Entries »
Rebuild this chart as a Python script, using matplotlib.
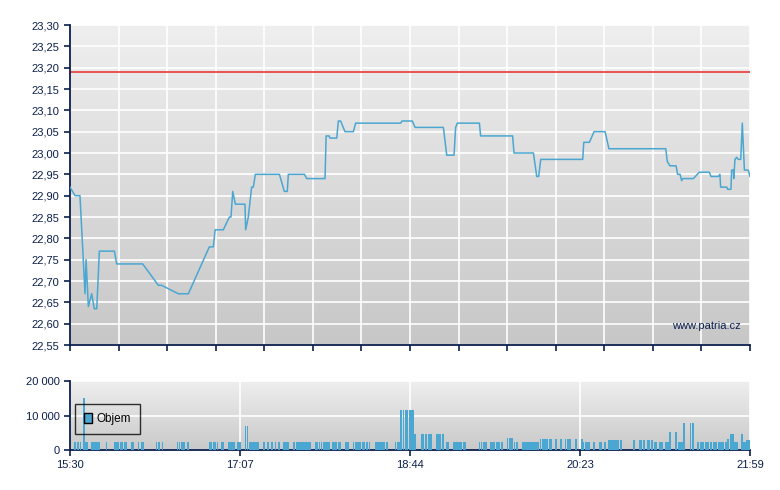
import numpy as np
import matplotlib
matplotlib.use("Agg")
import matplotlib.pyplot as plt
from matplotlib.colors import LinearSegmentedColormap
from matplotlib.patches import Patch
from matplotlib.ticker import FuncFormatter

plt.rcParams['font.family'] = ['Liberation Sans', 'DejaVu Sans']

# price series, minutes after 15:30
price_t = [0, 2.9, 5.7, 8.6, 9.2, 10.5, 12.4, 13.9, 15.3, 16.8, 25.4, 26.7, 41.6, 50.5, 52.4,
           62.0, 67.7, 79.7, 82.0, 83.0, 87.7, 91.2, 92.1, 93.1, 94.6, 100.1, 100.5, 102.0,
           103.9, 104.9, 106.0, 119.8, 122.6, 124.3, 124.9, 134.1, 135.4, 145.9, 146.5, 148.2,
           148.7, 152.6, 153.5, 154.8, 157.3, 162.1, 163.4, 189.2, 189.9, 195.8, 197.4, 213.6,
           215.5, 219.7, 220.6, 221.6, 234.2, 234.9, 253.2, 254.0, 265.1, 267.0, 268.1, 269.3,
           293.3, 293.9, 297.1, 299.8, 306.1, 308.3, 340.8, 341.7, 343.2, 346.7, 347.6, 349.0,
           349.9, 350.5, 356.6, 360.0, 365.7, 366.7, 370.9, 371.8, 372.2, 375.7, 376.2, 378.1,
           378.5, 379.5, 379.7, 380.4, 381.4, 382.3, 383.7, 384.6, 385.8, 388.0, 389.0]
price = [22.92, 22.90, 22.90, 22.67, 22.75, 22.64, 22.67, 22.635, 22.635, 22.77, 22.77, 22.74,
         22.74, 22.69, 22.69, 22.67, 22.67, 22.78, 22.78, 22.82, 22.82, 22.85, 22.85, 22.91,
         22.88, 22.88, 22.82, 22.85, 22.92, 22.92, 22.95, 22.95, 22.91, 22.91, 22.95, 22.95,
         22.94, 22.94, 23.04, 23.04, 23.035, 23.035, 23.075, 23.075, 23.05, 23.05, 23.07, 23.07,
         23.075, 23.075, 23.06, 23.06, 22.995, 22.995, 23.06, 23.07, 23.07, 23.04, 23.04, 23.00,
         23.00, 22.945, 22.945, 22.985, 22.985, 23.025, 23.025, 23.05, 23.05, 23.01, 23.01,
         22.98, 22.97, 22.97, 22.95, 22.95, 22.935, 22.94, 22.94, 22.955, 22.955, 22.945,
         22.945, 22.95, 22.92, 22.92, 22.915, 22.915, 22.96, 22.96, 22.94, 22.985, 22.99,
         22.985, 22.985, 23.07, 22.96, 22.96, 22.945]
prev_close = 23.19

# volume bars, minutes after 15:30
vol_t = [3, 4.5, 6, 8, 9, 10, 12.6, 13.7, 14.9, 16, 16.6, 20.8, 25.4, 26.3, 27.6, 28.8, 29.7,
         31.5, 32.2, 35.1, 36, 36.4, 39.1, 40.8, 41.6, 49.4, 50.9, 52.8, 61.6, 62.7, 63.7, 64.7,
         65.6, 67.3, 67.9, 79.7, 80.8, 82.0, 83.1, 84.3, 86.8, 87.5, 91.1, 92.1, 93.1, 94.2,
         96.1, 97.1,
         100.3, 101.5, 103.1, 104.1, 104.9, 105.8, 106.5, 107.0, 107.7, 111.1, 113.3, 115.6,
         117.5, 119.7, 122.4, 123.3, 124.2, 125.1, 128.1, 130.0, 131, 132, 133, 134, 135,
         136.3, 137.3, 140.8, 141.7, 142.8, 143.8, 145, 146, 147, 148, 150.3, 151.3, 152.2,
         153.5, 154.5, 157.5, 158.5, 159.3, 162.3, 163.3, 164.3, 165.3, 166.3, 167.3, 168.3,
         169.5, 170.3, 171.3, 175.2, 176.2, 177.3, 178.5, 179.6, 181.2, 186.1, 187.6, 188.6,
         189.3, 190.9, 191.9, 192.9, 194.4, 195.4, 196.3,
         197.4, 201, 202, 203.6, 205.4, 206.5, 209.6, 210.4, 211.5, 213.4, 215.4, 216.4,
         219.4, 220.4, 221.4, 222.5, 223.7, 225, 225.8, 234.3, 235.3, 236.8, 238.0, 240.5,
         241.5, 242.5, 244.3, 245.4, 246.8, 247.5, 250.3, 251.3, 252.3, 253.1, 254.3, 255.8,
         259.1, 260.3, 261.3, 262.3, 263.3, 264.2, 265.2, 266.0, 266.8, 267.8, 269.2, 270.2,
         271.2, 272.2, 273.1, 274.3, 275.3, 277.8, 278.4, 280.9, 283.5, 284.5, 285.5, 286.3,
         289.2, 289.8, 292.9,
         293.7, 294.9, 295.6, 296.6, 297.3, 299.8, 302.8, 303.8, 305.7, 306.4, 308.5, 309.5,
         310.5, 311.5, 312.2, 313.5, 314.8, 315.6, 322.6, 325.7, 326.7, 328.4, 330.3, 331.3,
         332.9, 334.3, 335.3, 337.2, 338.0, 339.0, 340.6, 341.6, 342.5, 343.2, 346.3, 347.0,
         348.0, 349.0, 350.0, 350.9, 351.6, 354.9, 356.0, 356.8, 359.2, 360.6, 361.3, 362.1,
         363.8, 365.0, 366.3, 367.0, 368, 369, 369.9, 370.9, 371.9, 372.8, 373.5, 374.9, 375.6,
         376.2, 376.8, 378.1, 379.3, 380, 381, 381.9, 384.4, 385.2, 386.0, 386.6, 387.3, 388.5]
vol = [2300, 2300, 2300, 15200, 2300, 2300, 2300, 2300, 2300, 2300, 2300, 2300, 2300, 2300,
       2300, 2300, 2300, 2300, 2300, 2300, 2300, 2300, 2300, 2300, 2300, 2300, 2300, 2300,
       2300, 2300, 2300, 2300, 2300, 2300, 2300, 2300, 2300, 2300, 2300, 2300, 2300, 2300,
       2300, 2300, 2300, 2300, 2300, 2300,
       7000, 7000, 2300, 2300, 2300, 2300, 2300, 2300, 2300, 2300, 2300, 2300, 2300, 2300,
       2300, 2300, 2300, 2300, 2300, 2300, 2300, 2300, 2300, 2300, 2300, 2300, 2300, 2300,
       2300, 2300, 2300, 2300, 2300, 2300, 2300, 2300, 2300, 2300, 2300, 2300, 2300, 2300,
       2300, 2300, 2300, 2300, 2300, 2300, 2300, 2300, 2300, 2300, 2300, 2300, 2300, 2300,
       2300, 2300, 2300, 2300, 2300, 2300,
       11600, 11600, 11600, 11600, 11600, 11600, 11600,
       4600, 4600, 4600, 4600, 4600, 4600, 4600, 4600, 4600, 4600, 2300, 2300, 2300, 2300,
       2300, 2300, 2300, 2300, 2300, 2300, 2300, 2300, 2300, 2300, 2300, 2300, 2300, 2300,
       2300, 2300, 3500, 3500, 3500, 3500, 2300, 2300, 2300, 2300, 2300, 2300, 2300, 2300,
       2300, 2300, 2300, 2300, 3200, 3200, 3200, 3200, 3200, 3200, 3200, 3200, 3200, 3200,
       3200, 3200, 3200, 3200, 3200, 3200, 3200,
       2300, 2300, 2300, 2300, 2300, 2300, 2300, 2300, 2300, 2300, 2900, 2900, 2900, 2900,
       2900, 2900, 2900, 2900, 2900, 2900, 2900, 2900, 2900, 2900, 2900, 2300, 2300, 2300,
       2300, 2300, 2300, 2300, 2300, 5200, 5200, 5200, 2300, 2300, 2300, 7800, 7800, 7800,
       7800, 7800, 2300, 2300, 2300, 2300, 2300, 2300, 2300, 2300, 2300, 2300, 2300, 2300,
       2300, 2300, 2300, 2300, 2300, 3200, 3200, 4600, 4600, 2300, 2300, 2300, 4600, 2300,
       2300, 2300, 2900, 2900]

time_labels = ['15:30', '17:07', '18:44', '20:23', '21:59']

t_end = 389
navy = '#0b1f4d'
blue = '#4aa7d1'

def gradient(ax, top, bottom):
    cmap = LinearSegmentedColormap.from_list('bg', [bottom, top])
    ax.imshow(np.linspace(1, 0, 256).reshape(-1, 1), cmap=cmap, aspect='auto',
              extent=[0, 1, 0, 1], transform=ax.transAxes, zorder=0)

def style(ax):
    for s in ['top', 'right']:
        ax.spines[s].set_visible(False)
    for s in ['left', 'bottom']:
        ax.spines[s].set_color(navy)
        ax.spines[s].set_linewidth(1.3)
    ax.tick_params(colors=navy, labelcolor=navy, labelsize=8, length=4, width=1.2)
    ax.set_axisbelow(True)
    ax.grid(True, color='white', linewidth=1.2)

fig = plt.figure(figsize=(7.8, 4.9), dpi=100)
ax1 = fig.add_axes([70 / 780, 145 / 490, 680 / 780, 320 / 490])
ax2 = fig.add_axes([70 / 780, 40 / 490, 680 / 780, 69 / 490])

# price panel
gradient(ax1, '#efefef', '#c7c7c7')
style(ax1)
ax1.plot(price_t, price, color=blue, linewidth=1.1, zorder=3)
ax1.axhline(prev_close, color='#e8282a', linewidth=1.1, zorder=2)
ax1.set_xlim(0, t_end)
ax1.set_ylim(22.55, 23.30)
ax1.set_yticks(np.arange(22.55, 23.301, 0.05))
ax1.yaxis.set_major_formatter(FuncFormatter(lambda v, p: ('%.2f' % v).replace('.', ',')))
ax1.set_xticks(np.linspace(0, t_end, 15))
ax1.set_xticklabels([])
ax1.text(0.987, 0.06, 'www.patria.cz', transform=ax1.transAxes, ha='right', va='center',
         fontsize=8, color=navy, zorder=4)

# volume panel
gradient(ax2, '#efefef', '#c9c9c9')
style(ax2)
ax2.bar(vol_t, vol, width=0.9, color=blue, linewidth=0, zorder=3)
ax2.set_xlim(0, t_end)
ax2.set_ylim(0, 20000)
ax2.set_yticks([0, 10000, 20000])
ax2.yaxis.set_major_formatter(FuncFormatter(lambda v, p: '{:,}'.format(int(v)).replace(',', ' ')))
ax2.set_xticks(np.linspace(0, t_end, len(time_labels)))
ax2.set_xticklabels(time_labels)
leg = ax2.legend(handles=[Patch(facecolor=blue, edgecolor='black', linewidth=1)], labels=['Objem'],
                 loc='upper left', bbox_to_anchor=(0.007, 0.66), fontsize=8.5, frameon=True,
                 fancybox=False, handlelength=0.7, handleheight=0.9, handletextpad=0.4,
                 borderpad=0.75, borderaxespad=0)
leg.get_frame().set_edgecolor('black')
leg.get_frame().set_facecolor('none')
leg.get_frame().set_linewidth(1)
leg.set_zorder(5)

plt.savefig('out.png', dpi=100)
---
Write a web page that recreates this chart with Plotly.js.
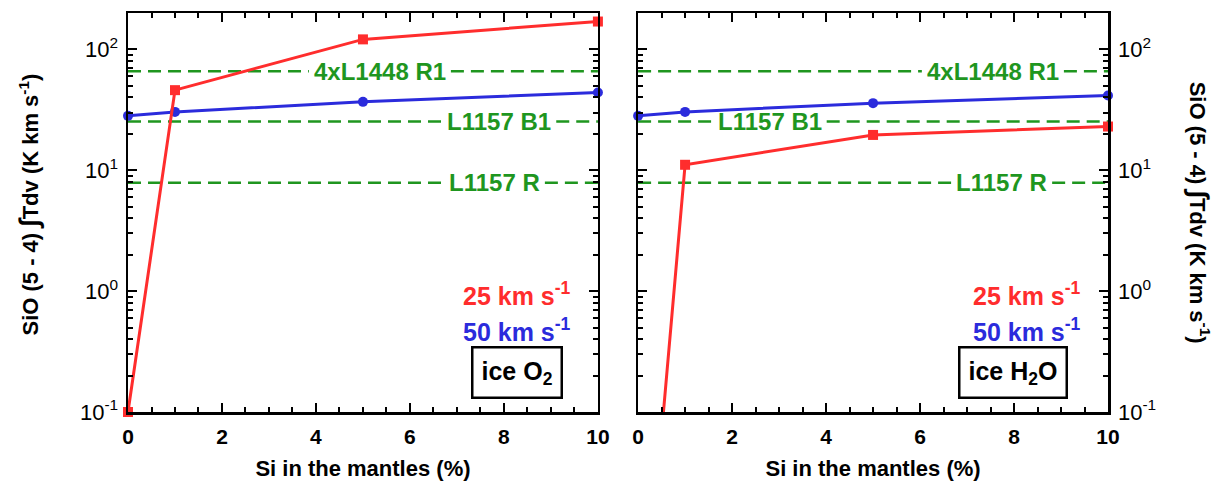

What is being asked »
Repeat exactly, and only, the lines from the one containing "Rebuild this chart" through the one containing "plt.rcParams['font.family'] = ['Liberation", both included, without the pictures.

Reply »
Rebuild this chart as a Python script, using matplotlib.
import numpy as np
import matplotlib
matplotlib.use("Agg")
import matplotlib.pyplot as plt
from matplotlib.colors import LinearSegmentedColormap
from matplotlib.patches import Patch
from matplotlib.ticker import FuncFormatter

plt.rcParams['font.family'] = ['Liberation Sans', 'DejaVu Sans']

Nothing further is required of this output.